- **TASK BRIEF**
Nothing after the line with "8.0, 9.0, 10.0]" belongs in the copy; extract the lines below from the top through that line, pictures left out.

A block of data
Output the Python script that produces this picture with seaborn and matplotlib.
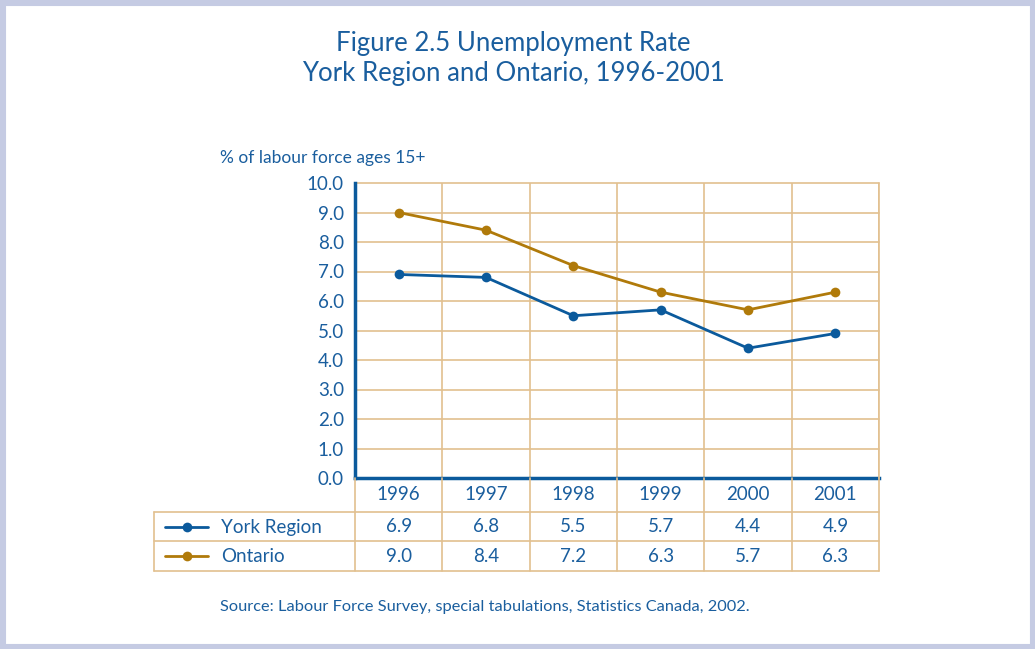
import matplotlib
matplotlib.use("Agg")
import matplotlib.pyplot as plt
import matplotlib.transforms as mtransforms
from matplotlib.lines import Line2D
from matplotlib.patches import Rectangle
import seaborn as sns
import pandas as pd
import numpy as np

years = ["1996", "1997", "1998", "1999", "2000", "2001"]
york = [6.9, 6.8, 5.5, 5.7, 4.4, 4.9]
ontario = [9.0, 8.4, 7.2, 6.3, 5.7, 6.3]
series_names = ["York Region", "Ontario"]
yticks = [0.0, 1.0, 2.0, 3.0, 4.0, 5.0, 6.0, 7.0, 8.0, 9.0, 10.0]

BLUE = "#0b5a9c"
TEXT = "#1a5e9e"
GOLD = "#b07a0a"
TAN = "#e2c08f"
BORDER = "#c5cbe3"

sns.set_style("white")
plt.rcParams["font.family"] = ["Lato", "DejaVu Sans"]

W, H = 1035, 649
fig = plt.figure(figsize=(W / 100, H / 100), dpi=100)
fig.patch.set_facecolor("white")

# lavender frame
fig.add_artist(Rectangle((0, 0), 1, 1, transform=fig.transFigure, fill=False,
                         edgecolor=BORDER, linewidth=8, zorder=0))

L, R, T, B = 355, 879, 183, 478
ax = fig.add_axes([L / W, 1 - B / H, (R - L) / W, (B - T) / H])

df = pd.DataFrame({
    "x": list(range(len(years))) * 2,
    "value": york + ontario,
    "series": [series_names[0]] * len(years) + [series_names[1]] * len(years),
})
sns.lineplot(data=df, x="x", y="value", hue="series", palette=[BLUE, GOLD],
             marker="o", markersize=7, markeredgewidth=0, linewidth=2,
             legend=False, ax=ax, zorder=5)

ax.set_xlim(-0.5, len(years) - 0.5)
ax.set_ylim(0, 10)
ax.set_xlabel("")
ax.set_ylabel("")

# grid
ax.set_yticks(yticks)
ax.set_yticklabels([f"{v:.1f}" for v in yticks], color=TEXT, fontsize=13.5)
ax.set_xticks(np.arange(-0.5, len(years), 1.0))
ax.set_xticklabels([])
for v in yticks[1:]:
    ax.axhline(v, color=TAN, linewidth=1.2, zorder=1, clip_on=False)
for b in np.arange(0.5, len(years), 1.0):
    ax.axvline(b, color=TAN, linewidth=1.2, zorder=1)

for s in ["top", "right"]:
    ax.spines[s].set_visible(False)
for s in ["left", "bottom"]:
    ax.spines[s].set_color(BLUE)
    ax.spines[s].set_linewidth(2.5)
    ax.spines[s].set_zorder(6)
ax.tick_params(axis="y", direction="in", length=8, width=2.5, color=BLUE, pad=8)
ax.tick_params(axis="x", direction="in", length=5, width=2.5, color=BLUE)

# table below axes
trans = mtransforms.blended_transform_factory(ax.transData, fig.transFigure)
yf = lambda p: 1 - p / H
xleft_tab = ax.transData.inverted().transform((154, 0))[0]
for b in np.arange(-0.5, len(years), 1.0):
    fig.add_artist(Line2D([b, b], [yf(B), yf(571)], transform=trans, color=TAN, linewidth=1.2, zorder=1))
fig.add_artist(Line2D([len(years) - 0.5] * 2, [yf(T), yf(B)], transform=trans, color=TAN, linewidth=1.2, zorder=1))
fig.add_artist(Line2D([xleft_tab] * 2, [yf(512), yf(571)], transform=trans, color=TAN, linewidth=1.2))
for p in [512, 541, 571]:
    fig.add_artist(Line2D([xleft_tab, len(years) - 0.5], [yf(p), yf(p)], transform=trans, color=TAN, linewidth=1.2))

# year labels
for i, yr in enumerate(years):
    fig.text(i, yf(495), yr, transform=trans, ha="center", va="center", color=TEXT, fontsize=13.5)

# rows
for vals, name, col, ycen in [(york, series_names[0], BLUE, 527), (ontario, series_names[1], GOLD, 556)]:
    fig.add_artist(Line2D([165 / W, 208 / W], [yf(ycen), yf(ycen)], transform=fig.transFigure,
                          color=col, linewidth=2, zorder=3))
    fig.add_artist(Line2D([186.5 / W], [yf(ycen)], transform=fig.transFigure,
                          color=col, marker="o", markersize=7, markeredgewidth=0, linestyle="none"))
    fig.text(221 / W, yf(ycen), name, ha="left", va="center", color=TEXT, fontsize=13.5)
    for i, v in enumerate(vals):
        fig.text(i, yf(ycen), f"{v:.1f}", transform=trans, ha="center", va="center", color=TEXT, fontsize=13.5)

fig.text(513 / W, yf(43), "Figure 2.5 Unemployment Rate", ha="center", va="center", color=TEXT, fontsize=18.5)
fig.text(513 / W, yf(74), "York Region and Ontario, 1996-2001", ha="center", va="center", color=TEXT, fontsize=18.5)
fig.text(220 / W, yf(158), "% of labour force ages 15+", ha="left", va="center", color=TEXT, fontsize=12.5)
fig.text(220 / W, yf(607), "Source: Labour Force Survey, special tabulations, Statistics Canada, 2002.",
         ha="left", va="center", color=TEXT, fontsize=11.8)

fig.savefig("out.png", dpi=100, facecolor="white")
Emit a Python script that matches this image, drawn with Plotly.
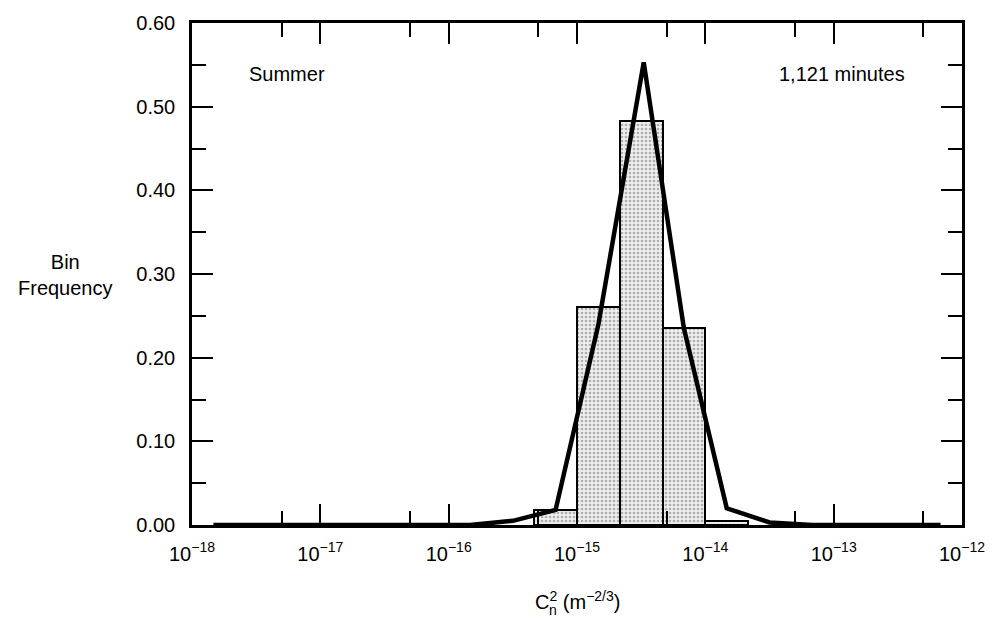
import plotly.graph_objects as go

# Histogram of C_n^2 in 1/3-decade bins (x given as log10 of C_n^2)
bin_left = [-15.333, -15.0, -14.667, -14.333, -14.0]
bin_right = [-15.0, -14.667, -14.333, -14.0, -13.667]
bin_freq = [0.018, 0.26, 0.483, 0.235, 0.005]

# Fitted frequency curve
curve_x = [-17.833, -17.5, -17.167, -16.833, -16.5, -16.167, -15.833, -15.5,
           -15.167, -14.833, -14.48, -14.167, -13.833, -13.5, -13.167, -12.833,
           -12.5, -12.167]
curve_y = [0, 0, 0, 0, 0, 0, 0, 0.005, 0.018, 0.24, 0.553, 0.235, 0.02,
           0.003, 0, 0, 0, 0]

x_major = [-18, -17, -16, -15, -14, -13, -12]
x_labels = ["10<sup>−18</sup>", "10<sup>−17</sup>", "10<sup>−16</sup>",
            "10<sup>−15</sup>", "10<sup>−14</sup>", "10<sup>−13</sup>",
            "10<sup>−12</sup>"]
x_minor = [-17.301, -16.301, -15.301, -14.301, -13.301, -12.301]
y_major = [0.0, 0.1, 0.2, 0.3, 0.4, 0.5, 0.6]
y_labels = ["0.00", "0.10", "0.20", "0.30", "0.40", "0.50", "0.60"]

FONT = "Liberation Sans, Arial, Helvetica, sans-serif"

centers = [(a + b) / 2 for a, b in zip(bin_left, bin_right)]
widths = [b - a for a, b in zip(bin_left, bin_right)]

fig = go.Figure()
fig.add_trace(go.Bar(
    x=centers, y=bin_freq, width=widths,
    marker=dict(
        color="#eeeeee",
        line=dict(color="black", width=2),
        pattern=dict(shape=".", fgcolor="#6e6e6e", bgcolor="#eeeeee",
                     size=4, solidity=0.35),
    ),
    showlegend=False,
))
fig.add_trace(go.Scatter(
    x=curve_x, y=curve_y, mode="lines",
    line=dict(color="black", width=4.5),
    showlegend=False,
))

axis_common = dict(
    showgrid=False, zeroline=False,
    showline=True, linecolor="black", linewidth=2.5,
    mirror="ticks", ticks="inside", ticklen=21, tickwidth=2, tickcolor="black",
    tickfont=dict(family=FONT, size=20, color="black"),
)

fig.update_xaxes(
    **axis_common,
    range=[-18, -12],
    tickmode="array", tickvals=x_major, ticktext=x_labels,
    minor=dict(tickmode="array", tickvals=x_minor, ticks="inside",
               ticklen=14, tickwidth=2, tickcolor="black"),
    ticklabelstandoff=9,
)
fig.update_yaxes(
    **axis_common,
    range=[0, 0.6],
    tickmode="array", tickvals=y_major, ticktext=y_labels,
    minor=dict(dtick=0.05, tick0=0, ticks="inside",
               ticklen=14, tickwidth=2, tickcolor="black"),
    ticklabelstandoff=10,
)

fig.add_annotation(x=-17.574, y=0.539, xref="x", yref="y", text="Summer",
                   showarrow=False, xanchor="left", yanchor="middle",
                   font=dict(family=FONT, size=20, color="black"))
fig.add_annotation(x=-12.426, y=0.539, xref="x", yref="y", text="1,121 minutes",
                   showarrow=False, xanchor="right", yanchor="middle",
                   font=dict(family=FONT, size=20, color="black"))
fig.add_annotation(x=-0.164, y=0.498, xref="paper", yref="paper",
                   text="Bin<br>Frequency", showarrow=False,
                   xanchor="center", yanchor="middle", align="center",
                   font=dict(family=FONT, size=20, color="black"))
# x-axis title: C with stacked superscript 2 and subscript n
fig.add_annotation(x=0.5, y=-0.151, xref="paper", yref="paper",
                   text="C<sup>2</sup> (m<sup>−2/3</sup>)",
                   showarrow=False, xanchor="center", yanchor="middle",
                   font=dict(family=FONT, size=20, color="black"))
fig.add_annotation(x=0.5, y=-0.151, xref="paper", yref="paper",
                   text="n", xshift=-24, yshift=-9,
                   showarrow=False, xanchor="center", yanchor="middle",
                   font=dict(family=FONT, size=14, color="black"))

fig.update_layout(
    width=997, height=620,
    margin=dict(l=192, r=30, t=21, b=95),
    paper_bgcolor="white", plot_bgcolor="white",
    bargap=0,
)

fig.write_html("out.html")
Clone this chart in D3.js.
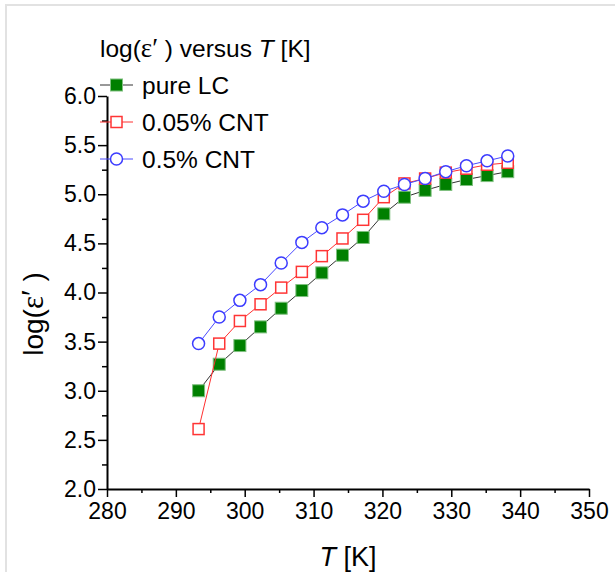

- **CORRECT RESULT**
Output the Python script that produces this picture with seaborn and matplotlib.
import matplotlib
matplotlib.use("Agg")
import matplotlib.pyplot as plt
import matplotlib.transforms as mtransforms
from matplotlib.lines import Line2D
from matplotlib.patches import Rectangle
import seaborn as sns
import pandas as pd
import numpy as np

years = ["1996", "1997", "1998", "1999", "2000", "2001"]
york = [6.9, 6.8, 5.5, 5.7, 4.4, 4.9]
ontario = [9.0, 8.4, 7.2, 6.3, 5.7, 6.3]
series_names = ["York Region", "Ontario"]
yticks = [0.0, 1.0, 2.0, 3.0, 4.0, 5.0, 6.0, 7.0, 8.0, 9.0, 10.0]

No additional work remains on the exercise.